Com vistas proféticas, Nossa Senhora
considerava o reluzimento da Santa Igreja, saída vitoriosa das perseguições e
brilhando sobre a face do mundo. Ela pensou na extraordinária figura de São
Bento apartando-se da sociedade decadente do fim do Império Romano, fixando-se
nas grutas de Subiaco e dando início, ali, a uma vida espiritual da qual
nasceriam a Idade Média e a Civilização Cristã.
Mas, Nossa Senhora via também o processo de
derrocada e ruína dessa Cristandade e todos os seus desdobramentos até os dias
de hoje, lançando a humanidade na grave crise moral e religiosa que a
Santíssima Virgem haveria de censurar em Fátima.

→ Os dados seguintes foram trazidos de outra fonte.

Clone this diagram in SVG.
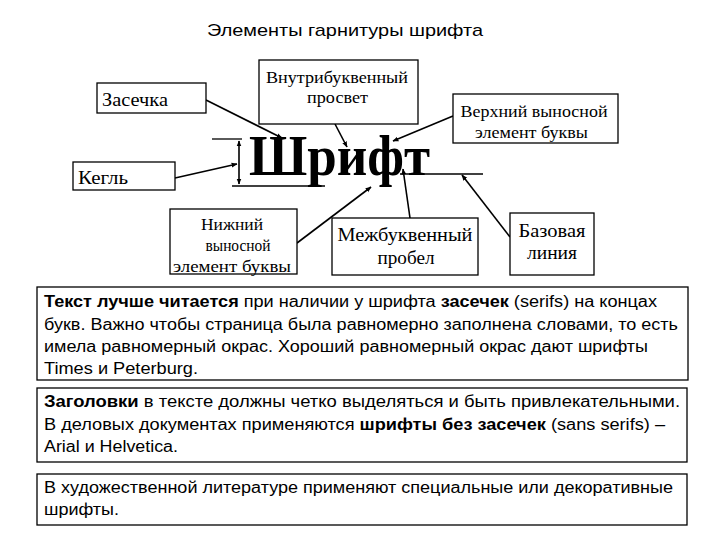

E por que não imaginarmos que Nossa Senhora
considerou igualmente o triunfo de seu Imaculado Coração, por Ela prometido na
Cova da Iria?
E essa meditação em torno do Santo Natal
estende-se na consideração também da história individual de cada um dos que
participam dos nossos ideais. Do caminho que a graça percorreu nas almas de
todos, os altos e baixos, as correspondências e as infidelidades, as vitórias
sobre si mesmo, às vezes as derrotas, e novamente a vitória e a misericórdia de
Deus.
“Não me tireis os
dias na metade da minha obra”
Tudo isso nós devemos considerar quando
estivermos ante o presépio. E ao nos aproximarmos para venerar a maternal e
enlevada figura da Santíssima Virgem, a respeitosa e protetora figura de São
José, e, sobretudo, a imagem d’Aquele que é, segundo a Escritura, a pedra de
escândalo que divide a História ao meio . e tudo quanto está com Ele é bom,
tudo quanto é contra Ele é mau . façamos esta prece:
Eis-me aqui, Senhor Jesus Cristo, ajoelhado a
vossos pés, antes de tudo para Vos agradecer.
Agradeço a vida que me destes. Agradeço o
plano eterno que tínheis a respeito de mim, como de qualquer homem, um plano
determinado e individual. Agradeço-Vos por terdes posto uma luta no meu
caminho. Agradeço-Vos a força que me destes para resistir, para combater e para
rezar.
Grato Vos sou por tudo isso, Senhor. Porém,
há mais. Agradeço-Vos todos os anos de minha vida que já se foram e que se
tenham passado na vossa graça. Agradeço-Vos também os anos que se foram e que
não se passaram em vossa graça, porque Vós os encerrastes num determinado
momento, e eu abandonei o caminho da desgraça, para entrar novamente na vossa
graça.
Agradeço-Vos, ó Divino Infante, ó Menino
Jesus, pelas mãos de Maria Santíssima e de São José, agradeço-Vos o momento em
que eu disse .sim. ao vosso chamado e comecei a travar o bom combate por Vós.
Agradeço-Vos todo o auxílio que me destes
para eu vencer os meus defeitos.
Agradeço-Vos por não Vos terdes impacientado
comigo, e por haverdes me conservado vivo para que eu ainda tivesse tempo de
corrigi-los.
E se uma prece eu Vos posso fazer nesta noite
de Natal, Senhor Jesus, formulá-la-ei inspirado nas palavras do Salmista, que
Vos disse: Não me chames na metade dos meus dias (Salmo 101). E eu Vos digo:
Não me tireis os dias na metade da minha obra, e ajudai-me para que meus olhos
não se cerrem pela morte, meus músculos não
percam seu vigor, minha alma não fique privada de sua força e sua
agilidade, antes que eu tenha, por vosso louvor, em mim vencido todos os meus
defeitos, galgado todas as alturas interiores às quais me destinastes, e que no
vosso campo de batalha tenha eu, por feitos heróicos, prestado a Vós toda a
glória que esperáveis de mim quando me criastes. Assim seja.